Note that whilst the calling application is waiting for the processing to finish, any results must be retrieved from the output buffer (see below). Should the output buffer ever become full, any further processing of unprocessed data will be paused until space becomes available. If the results aren't retrieved by the calling application, then processing will appear to be deadlocked.
Note that if overlapping data from two separate sources, the data can be loaded either sequentially (table 1 then table 2) or concurrently (e.g. table 1 from one thread and table 2 from a second thread).
All incoming data is stored in memory in 'clusters' of similar records. These clusters are determined by the match keys in use (refer to the Configuration Guide for further details). When incoming data is added to an existing cluster, the new data is compared to the existing data.
After calling NoMoreData(), the calling application must then wait until processing has finished. This will be a minimal period of time if little data was loaded, if only matching pairs are output, or if a small input buffer is in use; alternatively, final processing could take several minutes if a large volume of data was loaded and/or all matching pairs are to be grouped.
After loading data you can retrieve the records by their unique ref, and between loading data and calling NoMoreData() you can delete and modify records. If you need to modify or delete records after calling NoMoreData() you can call AllowMoreData().
When a record is deleted, all traces of the record are removed from the table, the clustered data and any grouped matches. A record is updated by passing a new version of the record, the old version is then deleted and the new version added.
When DeleteData() or UpdateData() are called with a unique ref that does not exist, owing to the multi-threaded nature of Syniti Match API, these methods do not immediately indicate that the record was not found. However, an error message will be added to the error stack of the form "Record <unique ref> not found". Refer to the relevant Reference Guide (C/C++/.NET/Java) for details of retrieving error messages from the error stack.
Depending on the types of results being output by the engine, these can be retrieved either on the fly whilst data is still being loaded (in the same thread or in a separate thread), or at the end of the process.
If only matching pairs are being output, or if outputting normalized data, then these are output on the fly. Otherwise, grouping of matching pairs is performed, which can only take place once all data has been loaded.
Use GetResultCount() to determine whether there are results available. If none are available, then load more data (if retrieving results on the fly) or perform a slight pause before calling GetResultCount() again.
When results are available, call GetNextResult() in a loop until the given number of results have been read. Each result can be written to a file, a table, or further processed.
Note that the value returned from GetResultCount() does not necessarily correspond to the number of results retrieved by GetNextResult(). GetResultCount() returns the total number of buffered results at that instant; when this number of results has been retrieved, further results could have been buffered in the meantime.
If the engine is running in matching or normalization mode, and all input data has been loaded and processed and all results have been retrieved, then the engine will become idle. It can then be destroyed, or Reset() to load and process new data using the current settings (different settings can also be applied before any new data is loaded).

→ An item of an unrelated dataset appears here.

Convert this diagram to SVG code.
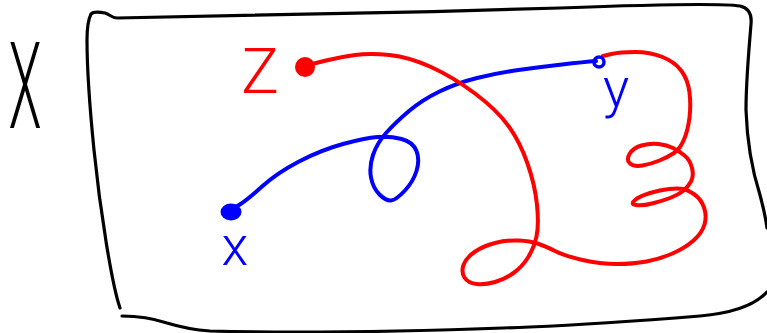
<svg xmlns="http://www.w3.org/2000/svg" width="767" height="333" viewBox="0 0 767 333">
<style>
.frame{fill:none;stroke:#000;stroke-width:3.2;stroke-linecap:round;stroke-linejoin:round}
.blue{fill:none;stroke:#0000ff;stroke-width:4;stroke-linecap:round;stroke-linejoin:round}
.red{fill:none;stroke:#ff0000;stroke-width:4;stroke-linecap:round;stroke-linejoin:round}
.lbl{font-family:Roboto,"Liberation Sans",sans-serif;font-weight:300;text-anchor:middle}
</style>
<rect width="767" height="333" fill="#fff"/>
<g id="set-X">
<path class="frame" d="M120,308 C112,285 100,210 94,150 C90,110 87,70 87,40 C87,28 88,20 91,14 C94,11 100,12 105,13 C109,14 112,18 117,18 C200,17 400,13 560,8 C640,5 720,3 740,6 C749,8 752,14 751,24 C749,50 746,80 746,110 C747,140 752,170 760,195 C764,210 766,220 767,228"/>
<path class="frame" d="M122,316 C140,316 152,318 167,323 C180,327 195,330 210,331 C280,333 400,332 530,327 C600,324 650,320 700,316 C735,313 755,305 767,292"/>
<text class="lbl" transform="translate(25,128) scale(0.45,1)" font-size="120" fill="#000">X</text>
</g>
<g id="connectors">
<path id="edge-x-y" class="blue" d="M231,210 L239,205 Q247,200 262,186.5 Q277,173 299,161.5 Q321,150 343,144 Q365,138 377.5,137 Q390,136 401.5,139 Q413,142 416.5,151 Q420,160 416.5,171 Q413,182 404.5,191 Q396,200 391,200.5 Q386,201 379.5,194.5 Q373,188 371,177.5 Q369,167 373,155 Q377,143 386.5,132.5 Q396,122 409,111 Q422,100 439.5,91.5 Q457,83 477,78 Q497,73 518.5,70 Q540,67 562,64.5 Q584,62 596,61"/>
<path id="edge-z-y" class="red" d="M312,64 L326,60.5 Q340,57 355,55 Q370,53 389.5,55 Q409,57 431,67 Q453,77 475,93.5 Q497,110 508.5,126 Q520,142 527.5,163.5 Q535,185 537,205 Q539,225 536.5,236.5 Q534,248 528,257.5 Q522,267 513.5,273 Q505,279 495,282 Q485,285 476.5,284 Q468,283 464.5,277.5 Q461,272 463.5,265 Q466,258 474.5,252 Q483,246 495,243 Q507,240 518.5,240.5 Q530,241 537.5,243.5 Q545,246 555,251 Q565,256 582.5,260 Q600,264 616.5,264 Q633,264 646.5,261.5 Q660,259 672.5,253.5 Q685,248 693.5,240.5 Q702,233 704.5,224.5 Q707,216 704,207.5 Q701,199 694.5,194.5 Q688,190 683,189 Q678,188 669,189 Q660,190 650,193 Q640,196 635,200 Q630,204 636,205 Q642,206 652,203.5 Q662,201 670,198 Q678,195 683,191 Q688,187 691,181.5 Q694,176 692,168 Q690,160 684.5,155.5 Q679,151 673,148 Q667,145 658.5,144 Q650,143 641.5,145.5 Q633,148 629.5,154 Q626,160 630,163.5 Q634,167 642.5,165.5 Q651,164 659.5,160.5 Q668,157 674,153 Q680,149 684,139.5 Q688,130 689.5,117.5 Q691,105 689.5,92.5 Q688,80 681.5,71 Q675,62 662.5,57 Q650,52 635,52 Q620,52 611.5,54 L603,56"/>
</g>
<g id="node-z">
<circle cx="305" cy="67" r="10" fill="#ff0000"/>
<text class="lbl" x="260" y="93" font-size="63" fill="#ff0000">Z</text>
</g>
<g id="node-x">
<ellipse cx="231" cy="212" rx="10.5" ry="8.5" fill="#0000ff"/>
<text class="lbl" x="235" y="265" font-size="55" fill="#0000ff">x</text>
</g>
<g id="node-y">
<circle cx="599" cy="62" r="5" fill="none" stroke="#0000ff" stroke-width="3.5"/>
<text class="lbl" x="616" y="107" font-size="55" fill="#0000ff">y</text>
</g>
</svg>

You can run multiple overlaps against the same reference data - without having to reload the table 1 data. To do this, once the engine is in the Finished state, call ClearData(2) to clear the current table 2 data and prepare the table to receive fresh data. You can change certain settings between overlaps by calling ApplySettings() again before beginning to add new data (refer to the Configuration Guide, Appendix G for further details). If you do call ApplySettings() there is no need to call ClearData(2) as the engine will do this automatically.
If you need to apply updates to the table 1 data between overlaps, you can do this by first calling AllowMoreData(1).